Clement Wood's The Complete Rhyming Dictionary is pretty much the definitive source for rhymes and information on rhyme and versification, although the current cheap paperback edition is unfortunately rife with typos. The first section of the book, "The Poet's Craft Book," is chock-full of useful, informative, and strongly opinionated discussion of rhythm, rhyme, and poetic technique; the rest of the book contains over 60,000 entries organized phonologically by rhyming sounds. Unfortunately this organization is mired in an inadequate notation (if only Wood had known about the IPA!), and may seem a bit quirky if your pronunciation doesn't quite match Wood's (he claims, for instance, that "north" and "forth" do not rhyme; in my pronunciation these sounds are either identical or too similar for me to tell apart). Nonetheless, the book is an immensely useful resource for non-free-verse poets and anyone else interested in rhyme.
Wood says that identity is not rhyme. Specifically, he says that two words don't rhyme if they share all the sounds from a consonant before a stressed vowel to the end of the word: "bay" doesn't rhyme with "obey," nor "bare" with "forbear." But Wood may be a bit over-strict in his definitions.
I do agree with him that so-called "sight rhyme"—similarity of spelling but not of sound, as "said" and "paid"—is not true rhyme. Rhyme has to do with sound, not spelling; sight rhyme may be a valid and, in some circles, even respected technique, but it's not rhyme.

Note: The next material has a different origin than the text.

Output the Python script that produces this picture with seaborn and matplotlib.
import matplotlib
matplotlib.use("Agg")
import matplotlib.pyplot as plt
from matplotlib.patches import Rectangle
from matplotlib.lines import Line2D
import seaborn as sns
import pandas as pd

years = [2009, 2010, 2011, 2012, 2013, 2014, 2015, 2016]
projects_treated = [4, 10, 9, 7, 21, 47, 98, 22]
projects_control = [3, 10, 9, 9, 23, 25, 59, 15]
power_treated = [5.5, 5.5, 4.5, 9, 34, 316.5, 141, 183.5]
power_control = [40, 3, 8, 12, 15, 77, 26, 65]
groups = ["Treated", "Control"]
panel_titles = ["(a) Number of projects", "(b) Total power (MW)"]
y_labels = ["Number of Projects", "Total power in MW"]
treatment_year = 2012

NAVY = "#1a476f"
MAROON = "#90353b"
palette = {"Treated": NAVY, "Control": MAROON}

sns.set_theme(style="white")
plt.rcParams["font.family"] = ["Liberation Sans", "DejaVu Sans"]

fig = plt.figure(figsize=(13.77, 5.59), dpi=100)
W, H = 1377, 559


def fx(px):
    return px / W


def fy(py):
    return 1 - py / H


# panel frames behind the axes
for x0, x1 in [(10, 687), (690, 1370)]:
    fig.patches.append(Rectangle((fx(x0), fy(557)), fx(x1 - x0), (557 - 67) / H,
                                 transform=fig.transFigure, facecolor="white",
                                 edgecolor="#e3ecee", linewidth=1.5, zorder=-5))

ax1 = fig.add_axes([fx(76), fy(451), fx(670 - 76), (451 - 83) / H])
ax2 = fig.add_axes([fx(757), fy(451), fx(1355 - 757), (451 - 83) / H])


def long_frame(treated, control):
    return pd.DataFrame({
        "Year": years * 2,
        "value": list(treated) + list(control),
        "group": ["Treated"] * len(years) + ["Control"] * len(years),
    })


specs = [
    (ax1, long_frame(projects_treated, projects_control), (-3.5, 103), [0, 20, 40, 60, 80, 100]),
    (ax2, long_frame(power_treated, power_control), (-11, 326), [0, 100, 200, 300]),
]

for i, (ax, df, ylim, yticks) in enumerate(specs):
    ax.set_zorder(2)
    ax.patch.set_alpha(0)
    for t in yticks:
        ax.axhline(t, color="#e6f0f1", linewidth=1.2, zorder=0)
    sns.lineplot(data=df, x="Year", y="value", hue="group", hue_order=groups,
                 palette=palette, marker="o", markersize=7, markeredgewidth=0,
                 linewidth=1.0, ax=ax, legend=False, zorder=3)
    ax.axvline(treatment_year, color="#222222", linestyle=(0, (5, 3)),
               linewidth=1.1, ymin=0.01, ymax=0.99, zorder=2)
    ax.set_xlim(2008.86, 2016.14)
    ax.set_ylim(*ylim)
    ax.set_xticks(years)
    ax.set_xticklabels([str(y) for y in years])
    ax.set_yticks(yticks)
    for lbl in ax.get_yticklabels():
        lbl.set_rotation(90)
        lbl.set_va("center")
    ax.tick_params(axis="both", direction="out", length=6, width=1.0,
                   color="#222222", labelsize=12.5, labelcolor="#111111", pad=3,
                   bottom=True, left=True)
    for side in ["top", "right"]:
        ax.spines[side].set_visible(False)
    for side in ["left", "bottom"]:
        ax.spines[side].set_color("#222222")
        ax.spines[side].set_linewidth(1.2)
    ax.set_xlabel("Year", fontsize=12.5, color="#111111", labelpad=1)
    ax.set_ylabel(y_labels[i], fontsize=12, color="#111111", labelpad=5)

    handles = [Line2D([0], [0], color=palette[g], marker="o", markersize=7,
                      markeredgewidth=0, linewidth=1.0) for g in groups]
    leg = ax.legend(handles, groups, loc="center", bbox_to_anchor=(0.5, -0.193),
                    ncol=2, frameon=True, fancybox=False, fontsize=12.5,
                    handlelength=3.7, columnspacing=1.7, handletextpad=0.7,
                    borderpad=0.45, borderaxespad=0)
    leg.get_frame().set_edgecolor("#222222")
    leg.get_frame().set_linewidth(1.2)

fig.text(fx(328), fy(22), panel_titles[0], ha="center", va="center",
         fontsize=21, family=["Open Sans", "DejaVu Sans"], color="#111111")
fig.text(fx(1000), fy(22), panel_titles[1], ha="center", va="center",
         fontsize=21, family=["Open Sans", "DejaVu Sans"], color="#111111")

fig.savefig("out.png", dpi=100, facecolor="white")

On a related note, Wood clarifies something I'd often wondered about: it turns out that words which share all the sounds starting at the consonant immediately after a stressed vowel are said to have consonance. "Willow" and "fallow," for instance, do not rhyme, but are consonant. Emily Dickinson uses consonance quite a lot; it never occurred to me before that this was a specific and intentional device, that it wasn't just a near-miss attempt at rhyme.

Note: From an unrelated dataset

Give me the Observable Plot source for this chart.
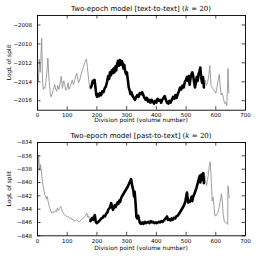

Finally, Wood provides a list of final-stress words which appear to have no rhymes in English, such as "fugue" and "pork" and that old favorite "month." Some people regard such lists as challenges. Often finding a rhyme for such "rhymeless" words merely requires distorting a word a little—Christina Rossetti, for instance, wrote
How many weeks in a month?
Four, as the swift moon runn'th.
And sometimes a difficult rhyme can best be accomplished by combining words:
I never knew just who was crosser, us
Or his rhinoceros.
This sort of approach to rhyming has been turned into an art form by such versifiers as William S. Gilbert and Stephen Sondheim. But as Wood points out, such ingenuity is better suited for light verse than for serious.